Answer to the Question 07/96
The question was:
A very tall chimney (width w, height h) starts
falling. At some point it will break as shown in the Fig.(b). When
will this happen and what will be the height of the breaking point?
(1/99) The problem has been solved correctly by Chethan Krishnan (e-mail ee95154@ee.iitm.ernet.in) from Indian Institute of Technology, Madras, India. Below we present his (slightly edited) solution.
The answer: The chimney will break at 1/3 of its height.
The solution:
If the angle made by the chimney while it is falling is A (at a particular instant) then the torque at the base will be
(1) . . . T1 = 0.5*m*g*L*cosA.
The moment of inertia of the chimney (relative to its base) is I1=m*L2/3. From the basic dynamical equation T1 = I1*a we get that angular acceleration
(2) . . . a = 1.5*g*cosA/L.
We see that the angular acceleration is inversely proportion to the length.
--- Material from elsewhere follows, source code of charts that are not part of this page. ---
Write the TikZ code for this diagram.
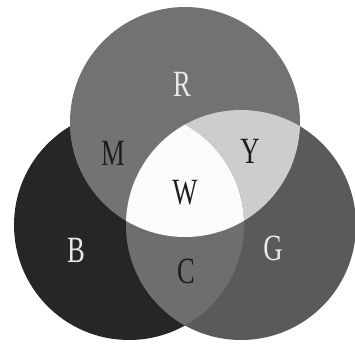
\documentclass[tikz,border=0pt]{standalone}
\usepackage{fontspec}
\setmainfont{Liberation Serif}[FakeStretch=0.72]
\definecolor{cR}{HTML}{727272}
\definecolor{cB}{HTML}{262626}
\definecolor{cG}{HTML}{5A5A5A}
\definecolor{cM}{HTML}{737373}
\definecolor{cY}{HTML}{CDCDCD}
\definecolor{cC}{HTML}{6E6E6E}
\definecolor{cW}{HTML}{FBFBFB}
\definecolor{lightlab}{HTML}{E8E8E8}
\definecolor{darklab}{HTML}{1E1E1E}
\tikzset{
  lab/.style={font=\fontsize{37}{37}\selectfont, inner sep=0pt},
  lightl/.style={lab, text=lightlab},
  darkl/.style={lab, text=darklab}
}
\begin{document}
\begin{tikzpicture}[x=1pt,y=-1pt]
\useasboundingbox (0,0) rectangle (355,343);
\fill[white] (0,0) rectangle (355,343);
\def\rad{115}
\coordinate (Rc) at (185,122);
\coordinate (Bc) at (129,225);
\coordinate (Gc) at (241,225);
% single circles
\fill[cB] (Bc) circle[radius=\rad];
\fill[cG] (Gc) circle[radius=\rad];
\fill[cR] (Rc) circle[radius=\rad];
% M = R and B
\begin{scope}
  \clip (Rc) circle[radius=\rad];
  \fill[cM] (Bc) circle[radius=\rad];
\end{scope}
% Y = R and G
\begin{scope}
  \clip (Rc) circle[radius=\rad];
  \fill[cY] (Gc) circle[radius=\rad];
\end{scope}
% C = B and G
\begin{scope}
  \clip (Bc) circle[radius=\rad];
  \fill[cC] (Gc) circle[radius=\rad];
\end{scope}
% W = all three
\begin{scope}
  \clip (Rc) circle[radius=\rad];
  \clip (Bc) circle[radius=\rad];
  \fill[cW] (Gc) circle[radius=\rad];
\end{scope}
% labels
\node[lightl] (lR) at (182,84) {R};
\node[darkl]  (lM) at (113,153) {M};
\node[darkl]  (lY) at (250,151) {Y};
\node[darkl]  (lW) at (185,193) {W};
\node[lightl] (lB) at (76,250) {B};
\node[lightl] (lG) at (273,248) {G};
\node[darkl]  (lC) at (186,271) {C};
\end{tikzpicture}
\end{document}
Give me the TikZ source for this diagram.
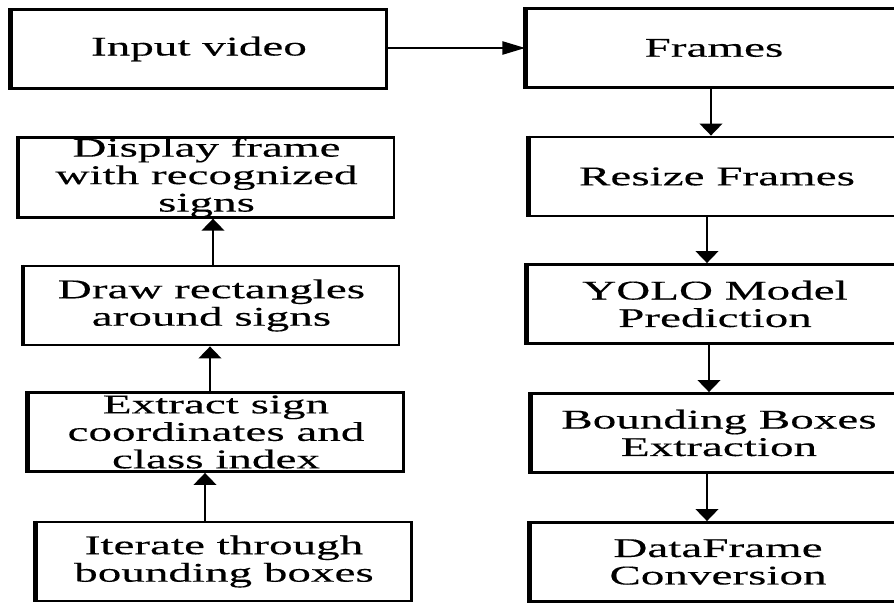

The entire chimney is rotating with the same angular acceleration. Thus if we for instance look at only at some specific top part of the chimney, it will be rotating "slower than it should" under its own weight. It is "slowed down" because not only its weight is exercising a torque, but also the bottom part acts on it, and slows it down. That additional torque will eventually tear the chimney into parts.
The torque on a particular point on the rod - at a distance x from the top - caused by the weight of the top part will be
(3) . . . T2 = 0.5 *(m*x/L)*g*x*cosA=m*x2*a/3,
where we substituted the result of Eq.(2) into Eq.(3). This torque plus the torque T3 (which acts in the opposite direction) equal to the moment of inertia of the top part alone I2 multiplied by the same angular acceleration a.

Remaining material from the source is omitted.